Sostenibilità sociale e ambientale, alla Nova Fides arriva l’orto in fabbrica e la valorizzazione dei colori naturali delle fibre che fa risparmiare acqua ed energia
La crisi pandemica alla Nova Fides, il lanificio dei fratelli Paolo e Claudio Calabresi di via del Bisenzio a Montemurlo, è stata vissuta in maniera propositiva, come un’opportunità di crescita, come un tempo “sospeso”, utile per ripensare il proprio modo di produrre ma anche di stare in azienda. Mesi difficili che hanno portato ad una nuova visione, che si può riassumere in quello che è diventato lo slogan aziendale “Nature is the future”, la natura è il futuro. Un modo di produrre, dunque, attento all’ambiente ma senza mai dimenticare le persone, le vere protagoniste di questa “transizione green”:« In questi mesi abbiamo coinvolto i nostri dipendenti, una quarantina in tutto, in un vero e proprio processo partecipativo, grazie al quale abbiamo raccolto idee e suggerimenti per migliorare lo “stare bene in fabbrica”, perché sul posto di lavoro trascorriamo tante ore ed è importante lavorare in serenità. – raccontano i fratelli Calabresi – Tra le tante è venuta fuori anche l’idea di realizzare un orto in fabbrica. Così abbiamo deciso di valorizzare un piccolo appezzamento di terreno incolto che avevamo tra i capannoni e già da qualche mese è iniziata la sua coltivazione. Tutti partecipano a questa esperienza, guidati da un dipendente che ha molta esperienza nel settore e che aiuta i colleghi in questa nuova attività. Un’opportunità di relax a contatto con la terra ma anche un importante momento di scambio e socializzazione. Tra qualche mese – concludono scherzando i fratelli Calabresi- chi arriverà alla Nova Fides troverà all’ingresso ad accoglierli cesti di insalate e pomodori».

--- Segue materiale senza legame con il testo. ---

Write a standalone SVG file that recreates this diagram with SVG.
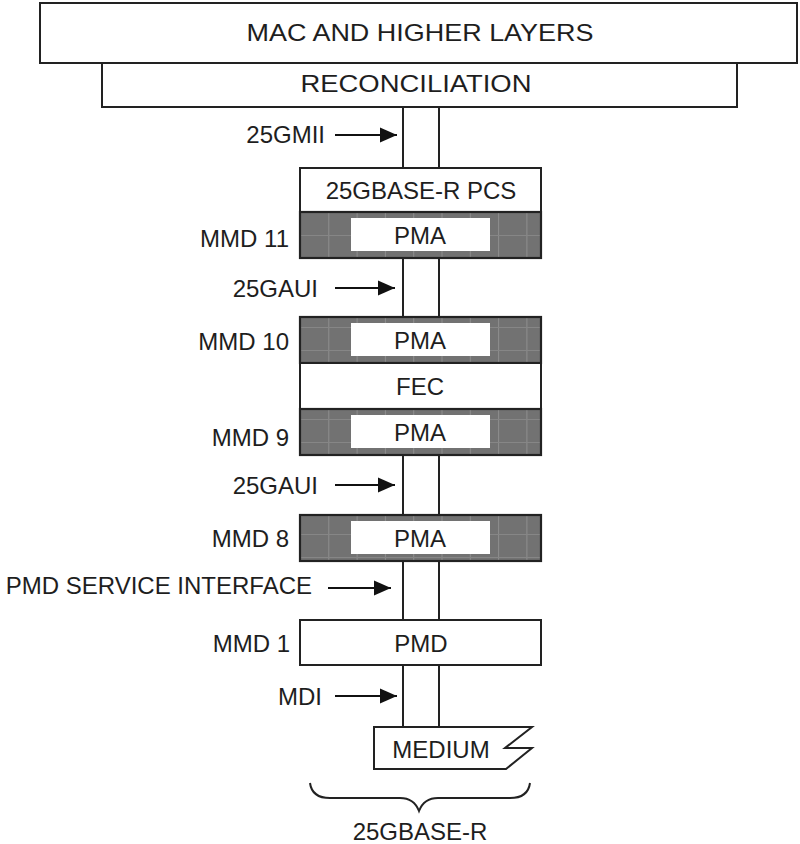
<svg xmlns="http://www.w3.org/2000/svg" width="800" height="844" viewBox="0 0 800 844">
<style>
.box{fill:#fff;stroke:#222;stroke-width:2}
.sh{fill:url(#grid);stroke:#222;stroke-width:2.2}
.in{fill:#fff;stroke:none}
.t{font-family:"Liberation Sans",Arial,sans-serif;font-size:24px;fill:#1e1e1e}
.c{text-anchor:middle}
.r{text-anchor:end}
.col{stroke:#222;stroke-width:2;fill:none}
.arr{stroke:#111;stroke-width:2.2;fill:none}
</style>
<defs>
<pattern id="grid" patternUnits="userSpaceOnUse" x="300" y="212" width="28.3" height="23">
<rect width="28.3" height="23" fill="#727272"/>
<line x1="0.5" y1="0" x2="0.5" y2="23" stroke="#8e8e8e" stroke-width="1"/>
<line x1="0" y1="0.5" x2="28.3" y2="0.5" stroke="#868686" stroke-width="1"/>
</pattern>
<marker id="ah" markerWidth="18" markerHeight="16" refX="17" refY="8" orient="auto" markerUnits="userSpaceOnUse">
<path d="M0,0.5 L17,8 L0,15.5 Z" fill="#111"/>
</marker>
</defs>

<g id="connectors">
<path class="col" d="M403,107 V168 M439,107 V168 M403,258 V317 M439,258 V317 M403,455 V515 M439,455 V515 M403,561 V620 M439,561 V620 M403,665 V727 M439,665 V727"/>
<line class="arr" x1="335" y1="135" x2="397" y2="135" marker-end="url(#ah)"/>
<line class="arr" x1="335" y1="288" x2="395" y2="288" marker-end="url(#ah)"/>
<line class="arr" x1="335" y1="485" x2="395" y2="485" marker-end="url(#ah)"/>
<line class="arr" x1="328" y1="588" x2="391" y2="588" marker-end="url(#ah)"/>
<line class="arr" x1="335" y1="696" x2="397" y2="696" marker-end="url(#ah)"/>
</g>

<g id="mac">
<rect class="box" x="40" y="3" width="757" height="60"/>
<text class="t c" x="420" y="41" textLength="347" lengthAdjust="spacingAndGlyphs">MAC AND HIGHER LAYERS</text>
</g>
<g id="reconciliation">
<rect class="box" x="102" y="63" width="635" height="44"/>
<text class="t c" x="416" y="92" textLength="231" lengthAdjust="spacingAndGlyphs">RECONCILIATION</text>
</g>
<g id="pcs">
<rect class="box" x="300" y="168" width="241" height="44"/>
<text class="t c" x="421" y="199">25GBASE-R PCS</text>
</g>
<g id="pma11">
<rect class="sh" x="300" y="212" width="241" height="46"/>
<rect class="in" x="351" y="218" width="139" height="33"/>
<text class="t c" x="420" y="244">PMA</text>
</g>
<g id="pma10">
<rect class="sh" x="300" y="317" width="241" height="46"/>
<rect class="in" x="351" y="323" width="139" height="33"/>
<text class="t c" x="420" y="349">PMA</text>
</g>
<g id="fec">
<rect class="box" x="300" y="363" width="241" height="46"/>
<text class="t c" x="420" y="395">FEC</text>
</g>
<g id="pma9">
<rect class="sh" x="300" y="409" width="241" height="46"/>
<rect class="in" x="351" y="415" width="139" height="33"/>
<text class="t c" x="420" y="441">PMA</text>
</g>
<g id="pma8">
<rect class="sh" x="300" y="515" width="241" height="46"/>
<rect class="in" x="351" y="521" width="139" height="33"/>
<text class="t c" x="420" y="547">PMA</text>
</g>
<g id="pmd">
<rect class="box" x="300" y="620" width="241" height="45"/>
<text class="t c" x="421" y="652">PMD</text>
</g>
<g id="medium">
<path class="box" d="M374,727 L532,727 L505,748 L532,748 L506,769 L374,769 Z"/>
<text class="t c" x="441" y="758">MEDIUM</text>
</g>
<g id="brace">
<path d="M310,783 Q312,798 330,798 L400,798 Q414,798 419,811 Q424,798 438,798 L510,798 Q528,798 530,783" fill="none" stroke="#222" stroke-width="2"/>
<text class="t c" x="420" y="840">25GBASE-R</text>
</g>

<g id="labels">
<text class="t r" x="325" y="143">25GMII</text>
<text class="t r" x="289" y="247">MMD 11</text>
<text class="t r" x="318" y="297">25GAUI</text>
<text class="t r" x="289" y="350">MMD 10</text>
<text class="t r" x="289" y="446">MMD 9</text>
<text class="t r" x="318" y="494">25GAUI</text>
<text class="t r" x="289" y="547">MMD 8</text>
<text class="t r" x="312" y="594">PMD SERVICE INTERFACE</text>
<text class="t r" x="290" y="652">MMD 1</text>
<text class="t r" x="322" y="705">MDI</text>
</g>
</svg>
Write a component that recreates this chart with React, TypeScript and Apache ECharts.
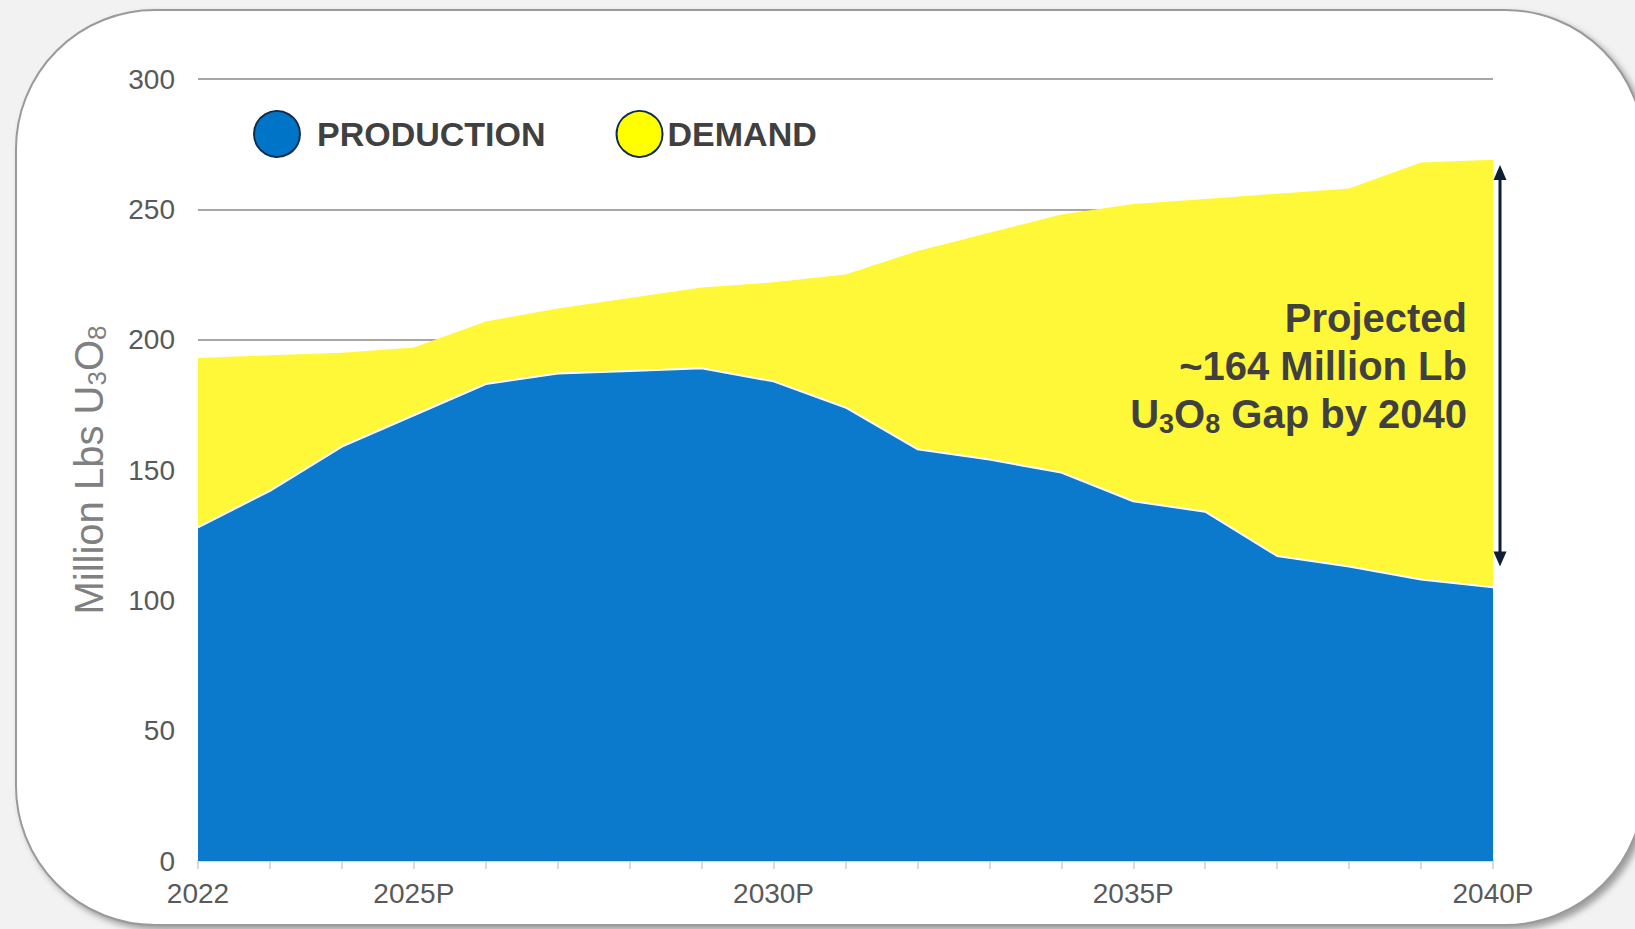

Ma voler bene all’ambiente per la Nova Fides significa anche risparmiare risorse e produrre tessuti davvero sostenibili. Nasce così una collezione di tessuti Undyed, non tinti, ma colorati naturalmente dalla tinta naturale dell’animale o della pianta con la quale sono stati fatti. «Abbiamo sperimentato fibre come il Kapok, il lama, il cammello, ma anche la stessa lana di pecora, però tutte sono utilizzate con il loro colore naturale. Che non è quello bianco, ma altre bellissime tonalità che rendono ogni capo unico.- continuano i fratelli Calabresi– Sembra l’uovo di Colombo, ma noi abbiamo semplicemente iniziato a valorizzare ciò che gli altri scartavano. Prendo ad esempio la “lana moretta”, una lana più scura naturalmente, dalla quale abbiamo ricavato tessuti che non hanno bisogno di essere tinti ma sono belli di sè, morbidi e destinati a durare nel tempo per loro natura. Produrre tessuti sostenibili non significa rinunciare a qualcosa, ma aggiungere qualcosa di importante: la responsabilità». Una scelta, infatti, che ha degli impatti ambientali rilevanti in termini di risparmio di coloranti e di litri di acqua che servono nel processo di tintoria. « La responsabilità sociale e ambientale rappresentano un valore aggiunto al prodotto, che il cliente, al momento dell’acquisto, apprezza sempre più. – sottolinea il sindaco di Montemurlo, Simone Calamai che ieri ha fatto visita all’azienda – Montemurlo è eccellenza nel settore del manifatturiero e credo che, oltre alle certificazioni ambientali, debba puntare ad elaborare in tempi brevi anche una certificazione riguardo alla “sicurezza sul lavoro”. Un bollino di qualità che darebbe ancora più valore al nostro distretto. Un obbiettivo comune che deve vedere impegnati tutti gli attori in causa: imprenditori, sindacati, istituzioni, scuole.»